More than 10 schools in the drought-hit Baringo County hosting 3,000 learners are yet to re-open after parents fled with their children in search of food, water and pasture for their livestock.
Besides drought, the county and several others in the North Rift like West Pokot and Turkana are facing insecurity challenges, with a teachers’ union threatening to withdraw its members from schools due to fears of attacks that have left more than five people dead in the last one week.
In Baringo, thousands of locals have migrated to Mukeluk, Akule,Lomut and Masol in West Pokot, Samburu and Uganda where they can access food and water. Affected primary schools include Chesotim, Ng’aina, Toplen, Kapau, Kongor, Sukut, Embositit, Nasorot as well as Katagh and Loyamoi ECDE centres.
Chesotim primary school head teacher Simion Akoma said he reported to the institution on Monday to find the entire village deserted. “By the time we were closing school last term, I only had five learners out of 70. The national and the county governments should move with speed and provide water and food in the affected areas so that learners do not drop out of school,” said Mr Akoma.
At Riong’o Primary in Tiaty East, 85 learners out of 315 reported to school on Tuesday.
“We are informed that many pupils have moved to the neighbouring counties due to drought. The students are expected to sit their national examinations but urgent interventions are needed because some have moved to Uganda,” said Collins Kases, the head teacher.
Tirioko ward representative Sam Lourien said that more than 5,000 locals in the area have moved to the neighbouring West Pokot County in search of water and food for their children.
“Water at Chepelion dam which was a lifeline to locals is depleted. If no urgent measures are made, then schools will not open,” said Mr Lourien. He added: “Locals in the worst hit Kapau, Kongor and Lokis have crossed to Sigor, Lomut and Mosul in West Pokot in search of food and water.”
He appealed to the National Drought Management Authority to move with speed to assess the situation and initiate mitigation efforts especially in areas like Kapau, Kongor, Gulal, Natan, Riong’o and Akoret.
Tiaty MP William Kamket, claimed that despite Baringo being the worst hit, it was locked out from the safety net programme by the government.
“We need a long-term solution to this perennial menace other than food aid. If the government focuses on drilling of boreholes and dams that can allow farmers to engage in irrigation agriculture and planting of fodder, then the perennial food shortage and insecurity caused by fights over limited resources would be a thing of the past,” said Mr Kamket.

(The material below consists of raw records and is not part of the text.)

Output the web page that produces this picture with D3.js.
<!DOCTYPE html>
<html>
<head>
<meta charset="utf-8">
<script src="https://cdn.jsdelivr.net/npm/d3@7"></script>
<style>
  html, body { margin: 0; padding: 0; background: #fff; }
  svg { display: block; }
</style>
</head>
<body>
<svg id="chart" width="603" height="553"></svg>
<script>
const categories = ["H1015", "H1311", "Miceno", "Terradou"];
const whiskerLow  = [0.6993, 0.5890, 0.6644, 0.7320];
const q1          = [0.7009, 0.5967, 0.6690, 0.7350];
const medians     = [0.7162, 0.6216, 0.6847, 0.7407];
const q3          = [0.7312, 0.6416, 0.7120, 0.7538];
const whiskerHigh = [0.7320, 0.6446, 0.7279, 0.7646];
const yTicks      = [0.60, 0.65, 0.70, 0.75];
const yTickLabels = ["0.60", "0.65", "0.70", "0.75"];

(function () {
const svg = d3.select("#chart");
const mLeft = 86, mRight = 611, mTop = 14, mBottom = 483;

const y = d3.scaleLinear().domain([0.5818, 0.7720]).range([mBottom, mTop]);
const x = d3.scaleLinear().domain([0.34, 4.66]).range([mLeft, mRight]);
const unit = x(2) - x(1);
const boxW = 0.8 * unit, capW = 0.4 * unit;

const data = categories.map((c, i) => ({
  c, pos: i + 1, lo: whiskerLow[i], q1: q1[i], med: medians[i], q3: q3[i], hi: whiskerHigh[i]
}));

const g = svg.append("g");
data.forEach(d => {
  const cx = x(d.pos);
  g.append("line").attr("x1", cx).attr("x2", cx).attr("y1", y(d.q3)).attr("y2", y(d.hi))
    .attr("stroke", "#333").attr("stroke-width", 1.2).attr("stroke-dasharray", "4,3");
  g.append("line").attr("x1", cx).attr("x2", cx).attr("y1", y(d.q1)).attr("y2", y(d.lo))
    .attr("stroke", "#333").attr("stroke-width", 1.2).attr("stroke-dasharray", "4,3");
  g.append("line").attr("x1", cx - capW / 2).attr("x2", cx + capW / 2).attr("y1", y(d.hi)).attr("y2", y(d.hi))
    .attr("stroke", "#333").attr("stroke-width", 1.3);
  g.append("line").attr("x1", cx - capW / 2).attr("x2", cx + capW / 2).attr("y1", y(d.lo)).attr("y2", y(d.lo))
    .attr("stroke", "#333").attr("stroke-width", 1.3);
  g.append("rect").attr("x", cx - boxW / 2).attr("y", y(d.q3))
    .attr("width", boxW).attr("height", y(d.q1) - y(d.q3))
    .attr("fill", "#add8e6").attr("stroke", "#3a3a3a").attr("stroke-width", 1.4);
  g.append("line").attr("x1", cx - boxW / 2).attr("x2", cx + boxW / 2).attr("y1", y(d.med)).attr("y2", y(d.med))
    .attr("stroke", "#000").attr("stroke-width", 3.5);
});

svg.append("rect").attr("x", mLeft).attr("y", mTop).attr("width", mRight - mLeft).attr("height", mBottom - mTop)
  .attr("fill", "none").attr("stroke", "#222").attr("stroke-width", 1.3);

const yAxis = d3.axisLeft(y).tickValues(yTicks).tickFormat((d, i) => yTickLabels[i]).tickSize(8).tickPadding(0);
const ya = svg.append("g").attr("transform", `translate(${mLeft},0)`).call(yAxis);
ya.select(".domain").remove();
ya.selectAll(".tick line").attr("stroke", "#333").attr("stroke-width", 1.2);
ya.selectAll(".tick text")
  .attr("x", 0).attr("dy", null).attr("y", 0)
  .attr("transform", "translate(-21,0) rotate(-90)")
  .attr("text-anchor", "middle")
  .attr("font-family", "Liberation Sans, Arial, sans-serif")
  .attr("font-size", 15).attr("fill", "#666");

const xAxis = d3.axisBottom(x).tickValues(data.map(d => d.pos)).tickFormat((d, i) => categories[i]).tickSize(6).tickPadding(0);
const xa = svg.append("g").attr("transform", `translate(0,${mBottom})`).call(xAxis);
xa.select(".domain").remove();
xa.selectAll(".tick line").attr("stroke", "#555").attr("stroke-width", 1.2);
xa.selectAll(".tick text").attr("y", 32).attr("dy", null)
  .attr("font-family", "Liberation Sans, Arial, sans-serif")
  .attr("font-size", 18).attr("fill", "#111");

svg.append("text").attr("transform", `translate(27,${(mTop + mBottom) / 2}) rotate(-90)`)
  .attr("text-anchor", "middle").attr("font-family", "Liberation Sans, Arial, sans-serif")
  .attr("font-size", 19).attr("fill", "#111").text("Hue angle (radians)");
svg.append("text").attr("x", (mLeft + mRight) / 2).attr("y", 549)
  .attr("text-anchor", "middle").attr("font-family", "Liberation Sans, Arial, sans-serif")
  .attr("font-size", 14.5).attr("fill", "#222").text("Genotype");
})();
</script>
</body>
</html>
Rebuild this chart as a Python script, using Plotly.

Tiaty West deputy county commissioner Jackton Orieny acknowledged that the situation in the region is dire but indicated that some of the vulnerable families were getting cash transfer from the government and other partners, including the Kenya Red Cross to supplement their needs.
In West Pokot, Kenya National Union of Teachers (Knut) branch secretary said the fate of more than 5,000 learners and 500 teachers in Kerio Valley hangs in balance due to displacement caused by insecurity.
Mr Martin Sembelo asked teachers to keep off schools until their safety is guaranteed.
“We cannot keep our teachers in risky places,” he said.
More than 50 people have been killed and hundreds of families displaced in the last three months in retaliatory attacks.
The latest incident happened last week at Cheptulel village where four people, among them a teacher and two learners, were killed by bandits.
More than 10 schools in Chesegon, Central Pokot sub-county risk closure due to recurrent attacks.
The affected schools are Cheptulel Girls ,Cheptulel Boys and Arpollo,Chesegon, Tirap, Akiriamet, Amarel, Lochakula, Kamulogon, Kapushen, Kamelei, Sapulmoi Charatat ,Tilakai and Chemalei primary schools .
Mr Sembelo yesterday called on the government to mop up illegal guns and crack down on criminals behind the attacks.
“We need security personnel in the county to move with speed and help restore law and order in the area, “he said.
He asked the government to establish permanent security camps and anti-stock theft camps.
Mr. Sembelo expressed concern over the recent spate of killings along the West Pokot and Elgeyo Marakwet border.
“Schools need more security especially this time when schools are on since there has been an upsurge of attacks by armed bandits in the area. We need at least two police officers in every school,” said Mr Sembelo.